Jamaica minister of tourism Edmund Bartlett has been the driving force behind the new centre
The tourism sector in Nepal is also considered at risk.
The sector is one of the largest industries in the country, and contributed US$0.8 billion to the economy in 2017, equivalent to four per cent of total gross domestic product.
The growing sector is, however, increasingly under direct and indirect threat from climate change.
In 2015, Nepal was struck by a devastating earthquake that resulted in almost 9,000 fatalities.
Officials gathered in Nepal capital Kathmandu
Bartlett continued: “The Nepal Tourism Board has been positioning the country as a global centre for tourism resilience in Asia.
“In June, Kathmandu hosted the first Asian Resilience Summit which was jointly organised by the Global Travel & Tourism Resilience Council and the Nepal Tourism Board.
“The summit was designed to review successful policies in Nepal which have led to the stabilisation and growth of the travel sector since the 2015 earthquake.

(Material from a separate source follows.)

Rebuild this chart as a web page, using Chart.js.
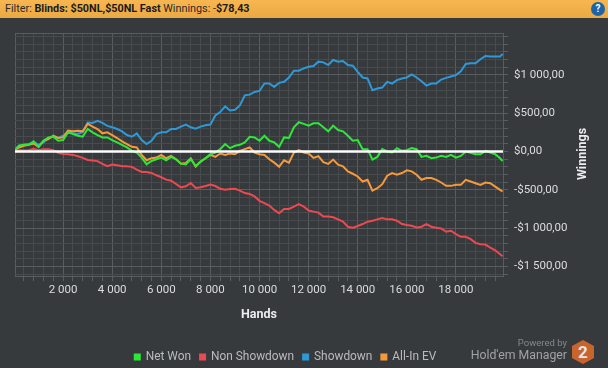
<!DOCTYPE html>
<html>
<head>
<meta charset="utf-8">
<script src="https://cdn.jsdelivr.net/npm/chart.js@4"></script>
<style>
  body { margin: 0; background: #373a3d; width: 608px; height: 368px; overflow: hidden; position: relative; font-family: Roboto, sans-serif; }
  canvas { position: absolute; left: 0; top: 0; }
  #bar { position: absolute; left: 0; top: 0; width: 608px; height: 18px; background: linear-gradient(#f7b64f, #eba943); color: #2a2a2a; font-size: 10.8px; line-height: 18px; white-space: pre; text-indent: 5px; }
  #bar b { color: #1a1a1a; }
  #help { position: absolute; left: 591px; top: 2px; width: 14px; height: 14px; border-radius: 50%; background: #1c63a8; color: #fff; font-size: 10px; font-weight: bold; line-height: 14px; text-align: center; text-indent: 0; }
  .pw { position: absolute; white-space: nowrap; text-align: right; right: 41px; }
  #hex { position: absolute; left: 572px; top: 340px; width: 22px; height: 24px; background: #c8652c; clip-path: polygon(50% 0, 100% 25%, 100% 75%, 50% 100%, 0 75%, 0 25%); color: #e6e6e6; font-size: 17px; font-weight: bold; line-height: 24px; text-align: center; }
</style>
</head>
<body>
<canvas id="myChart" width="608" height="368"></canvas>
<div id="bar">Filter: <b>Blinds: $50NL,$50NL Fast</b> Winnings: -<b>$78,43</b><div id="help">?</div></div>
<div class="pw" style="top:337px;font-size:9.5px;color:#868889">Powered by</div>
<div class="pw" style="top:348px;font-size:12.3px;color:#a0a2a4">Hold'em Manager</div>
<div id="hex">2</div>
<script>
const hands = [40, 200, 400, 600, 800, 1000, 1200, 1400, 1600, 1800, 2000, 2200, 2400, 2600, 2800, 3000, 3200, 3400, 3600, 3800, 4000, 4200, 4400, 4600, 4800, 5000, 5200, 5400, 5600, 5800, 6000, 6200, 6400, 6600, 6800, 7000, 7200, 7400, 7600, 7800, 8000, 8200, 8400, 8600, 8800, 9000, 9200, 9400, 9600, 9800, 10000, 10200, 10400, 10600, 10800, 11000, 11200, 11400, 11600, 11800, 12000, 12200, 12400, 12600, 12800, 13000, 13200, 13400, 13600, 13800, 14000, 14200, 14400, 14600, 14800, 15000, 15200, 15400, 15600, 15800, 16000, 16200, 16400, 16600, 16800, 17000, 17200, 17400, 17600, 17800, 18000, 18200, 18400, 18600, 18800, 19000, 19200, 19400, 19600, 19800, 19900];

const netWon = [22, 75, 88, 88, 132, 61, 140, 184, 193, 140, 149, 250, 228, 206, 193, 294, 250, 215, 184, 184, 149, 119, 88, 53, 9, -13, -79, -167, -123, -101, -79, -114, -70, -101, -158, -167, -101, -189, -132, -88, -35, -13, 31, 97, 44, 75, 88, 119, 193, 184, 140, 206, 140, 119, 61, 184, 176, 316, 382, 360,
  338, 369, 369, 316, 263, 338, 281, 263, 206, 140, 149, 31, 31, -105, -70, 31, 0, -13, 44, 9, 18, 44, 31, -70, -57, -88, -79, -57, -70, -44, -79, -57, 0, -18, -35, -35, 9, -13, -35, -88, -123];
const nonShowdown = [9, 18, 13, 18, 35, 18, 31, 31, 18, -18, -31, -35, -44, -61, -83, -110, -116, -125, -160, -191, -169, -178, -191, -191, -200, -235, -266, -266, -279, -310, -336, -367, -380, -424, -467, -454, -411, -476, -467, -450, -432, -450, -485, -498, -489, -485, -511, -542, -555, -586, -643, -674, -705, -762, -806, -749, -749, -718, -687, -718,
  -770, -784, -797, -849, -849, -858, -885, -915, -981, -994, -972, -946, -915, -902, -885, -867, -885, -885, -902, -946, -959, -968, -990, -981, -946, -981, -994, -1003, -1047, -1034, -1078, -1113, -1113, -1144, -1192, -1210, -1214, -1253, -1288, -1341, -1367];
const showdown = [22, 75, 88, 97, 123, 88, 119, 176, 193, 176, 206, 255, 237, 228, 255, 378, 373, 400, 373, 334, 316, 294, 263, 215, 193, 237, 149, 97, 140, 228, 250, 250, 294, 294, 325, 351, 316, 298, 325, 342, 351, 470, 514, 588, 536, 544, 601, 733, 742, 777, 790, 887, 887, 843, 896, 909, 966, 1054, 1054, 1084,
  1106, 1115, 1172, 1163, 1128, 1194, 1172, 1181, 1128, 1119, 1040, 966, 953, 799, 821, 834, 909, 887, 931, 953, 966, 1005, 966, 917, 860, 887, 887, 939, 961, 979, 997, 1045, 1141, 1150, 1150, 1203, 1247, 1238, 1238, 1238, 1273];
const allInEv = [22, 53, 75, 88, 105, 61, 140, 162, 206, 176, 184, 272, 263, 272, 263, 360, 325, 294, 237, 250, 215, 176, 132, 97, 61, 53, -44, -114, -88, -79, -44, -88, -57, -101, -158, -149, -88, -198, -132, -88, -44, -70, -26, -44, -26, -35, 9, 31, 53, -13, -35, -44, -101, -145, -198, -114, -145, -13, 18, -13,
  -26, -83, -61, -140, -162, -105, -171, -193, -259, -290, -325, -391, -369, -509, -479, -426, -316, -281, -303, -281, -246, -259, -303, -369, -347, -347, -369, -404, -448, -448, -435, -435, -369, -391, -413, -435, -404, -413, -457, -500, -522];

const xTicks = [2000, 4000, 6000, 8000, 10000, 12000, 14000, 16000, 18000];
const xTickLabels = ["2 000", "4 000", "6 000", "8 000", "10 000", "12 000", "14 000", "16 000", "18 000"];
const yTicks = [1000, 500, 0, -500, -1000, -1500];
const yTickLabels = ["$1 000,00", "$500,00", "$0,00", "-$500,00", "-$1 000,00", "-$1 500,00"];

const font = "Roboto, sans-serif";
const xMin = 40;
const xMax = 19918;
const yMin = -1625;
const yMax = 1546;
const major = "#5a5d60";
const minor = "#484b4e";

const toPoints = (values) => values.map((v, i) => ({ x: hands[i], y: v }));
const line = (label, values, color, order) => ({
  label: label,
  data: toPoints(values),
  borderColor: color,
  backgroundColor: color,
  borderWidth: 2,
  pointRadius: 0,
  order: order,
});
const tickValue = (c) => c.tick && c.tick.value;

// legend sits left of the canvas middle and low down, winnings title reads upwards
const tweaks = {
  id: "tweaks",
  beforeDraw(chart) {
    chart.legend.left -= 26;
    chart.legend.right -= 26;
    chart.legend.top += 5;
    chart.legend.bottom += 5;
  },
  afterDraw(chart) {
    const ctx = chart.ctx;
    ctx.save();
    ctx.translate(583, 154);
    ctx.rotate(-Math.PI / 2);
    ctx.font = "bold 12.5px " + font;
    ctx.fillStyle = "#ececec";
    ctx.textAlign = "center";
    ctx.textBaseline = "middle";
    ctx.fillText("Winnings", 0, 0);
    ctx.restore();
    chart.legend.left += 26;
    chart.legend.right += 26;
    chart.legend.top -= 5;
    chart.legend.bottom -= 5;
  },
};

const ctx = document.getElementById("myChart");
const myChart = new Chart(ctx, {
  type: "line",
  plugins: [tweaks],
  data: {
    datasets: [
      {
        label: "zero",
        data: [{ x: xMin, y: 0 }, { x: xMax, y: 0 }],
        borderColor: "#ffffff",
        backgroundColor: "#ffffff",
        borderWidth: 2.5,
        pointRadius: 0,
        order: 0,
      },
      line("Net Won", netWon, "#2be936", 1),
      line("Non Showdown", nonShowdown, "#ee4850", 4),
      line("Showdown", showdown, "#2f99d8", 3),
      line("All-In EV", allInEv, "#f6993a", 2),
    ],
  },
  options: {
    responsive: false,
    animation: false,
    layout: { padding: { left: 15, top: 33, right: 0, bottom: 0 } },
    plugins: {
      tooltip: { enabled: false },
      legend: {
        position: "bottom",
        labels: {
          filter: (item) => item.text !== "zero",
          sort: (a, b) => a.datasetIndex - b.datasetIndex,
          boxWidth: 5,
          boxHeight: 5,
          padding: 9,
          color: "#b9bbbd",
          font: { family: font, size: 11.9 },
        },
      },
    },
    scales: {
      x: {
        type: "linear",
        min: xMin,
        max: xMax,
        afterFit: (axis) => { axis.height = 61; },
        // a 400 step gets stretched by chart.js since the range is almost whole, so set them here
        afterBuildTicks: (axis) => {
          const list = [{ value: xMin }];
          for (let h = 400; h < xMax; h += 400) list.push({ value: h });
          axis.ticks = list;
        },
        grid: {
          color: (c) => (xTicks.includes(tickValue(c)) || tickValue(c) === xMin ? major : minor),
          tickColor: (c) => (tickValue(c) === xMin ? "transparent" : major),
          tickLength: 5,
        },
        border: { color: major },
        ticks: {
          autoSkip: false,
          maxRotation: 0,
          color: "#dcdcdc",
          padding: 2,
          font: { family: font, size: 11.5 },
          callback: (v) => (xTicks.includes(v) ? xTickLabels[xTicks.indexOf(v)] : ""),
        },
        title: {
          display: true,
          text: "Hands",
          color: "#ececec",
          padding: { top: 8, bottom: 15 },
          font: { family: font, size: 12.5, weight: "bold" },
        },
      },
      y: {
        position: "right",
        min: yMin,
        max: yMax,
        afterFit: (axis) => { axis.width = 105; },
        afterBuildTicks: (axis) => {
          axis.ticks.push({ value: yMax });
        },
        grid: {
          color: (c) => (yTicks.includes(tickValue(c)) || tickValue(c) === yMax ? major : minor),
          tickColor: (c) => (tickValue(c) === yMax ? "transparent" : major),
          tickLength: 5,
        },
        border: { color: major },
        ticks: {
          stepSize: 100,
          includeBounds: false,
          autoSkip: false,
          color: "#dcdcdc",
          padding: 6,
          font: { family: font, size: 11.5 },
          callback: (v) => (yTicks.includes(v) ? yTickLabels[yTicks.indexOf(v)] : ""),
        },
      },
    },
  },
});
</script>
</body>
</html>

“In hindsight, Nepal must be credited for responding in a timely and affirmative manner to the urgent climate-related challenges that are confronting the country’s future.
“The rest of the world should take note.
“In recognition of the country’s stellar efforts to build tourism resilience as well as to commemorate the launch of the Visit Nepal Campaign 2020, I am extremely honoured that Nepal has been chosen as the location for the establishment of the next satellite Global Tourism Resilience & Crisis Management Centre which I am confident will successfully build on the recovery and resilience efforts that the country has made so far.”
The centre is designed to serve as a focal point to support the efforts of Asian destinations to enhance destination preparedness and to manage as well as to recover from disruptions and crises that impact tourism and threaten economies and livelihoods in the region.